Filho de classe média de São
Paulo, surfista e ex-estudante
de engenharia, Jaques Chulam,
35, foi preso em 2004 ao aterrissar no aeroporto da Portela
de Sacavém com um paraglider
"turbinado" com cocaína.
Passou quase dois anos e
meio preso -lá a pena por tráfico é de quatro a 12 anos. Obteve
a liberdade condicional por
bom comportamento e, sendo
brasileiro, foi extraditado.
Após abandonar as drogas e o
tráfico, escreveu um livro para
contar a história de um jovem
que tinha tudo para ser promissor e foi derrubado pelo vício.
"Surfista, ex-drogado, ex-traficante" (ed. Francisco Alves) foi
lançado no último dia 20.
Leia abaixo trechos da entrevista concedida por e-mail, enquanto Chulam estava na China para visitar uma feira de
produtos esportivos.
FOLHA - No livro, você conta que
começou a usar drogas ainda garoto.

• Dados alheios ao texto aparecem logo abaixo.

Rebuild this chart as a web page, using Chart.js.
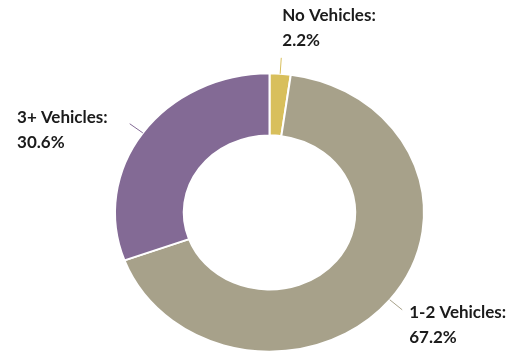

Qual foi o seu caminho por elas?
JAQUES CHULAM - Encontrei nas
drogas uma fórmula mágica.
Era algo que me dava uma falsa
impressão de bem-estar, mas
que me prejudicou muito. Comecei com cola, lança-perfume, cerveja e maconha quando
tinha apenas 11 anos. Depois
veio LSD, cocaína, ecstasy e finalmente crack.
FOLHA - Sendo de uma família de
classe média, como fazia para sustentar o vício?
CHULAM - No começo, usava dinheiro da mesada e também ganhava muita droga da galera
mais velha. Depois de alguns
anos, comecei a traficar para
sustentar meu próprio vício e
financiar minhas loucuras.
FOLHA - Quando seus pais descobriram que você usava drogas? Como eles trataram do tema em casa?
CHULAM - Quando eu tinha 16
anos, meu pai me perguntou no
café da manhã se eu usava drogas. Falei a verdade. Disse que
fumava maconha desde os 11
anos e que todos os meus amigos fumavam. Meus pais ficaram em estado de choque, perdi a viagem para Bali [Indonésia] que meu pai ia me dar.
Depois desse dia não parei de
usar drogas, mas passei a usar
muito colírio, e a mentira passou a fazer parte do meu relacionamento com meus pais. Os
familiares, infelizmente, sofrem juntos. E, quase sempre,
sofrem muito mais, porque os
filhos viciados estão anestesiados pelo uso de drogas.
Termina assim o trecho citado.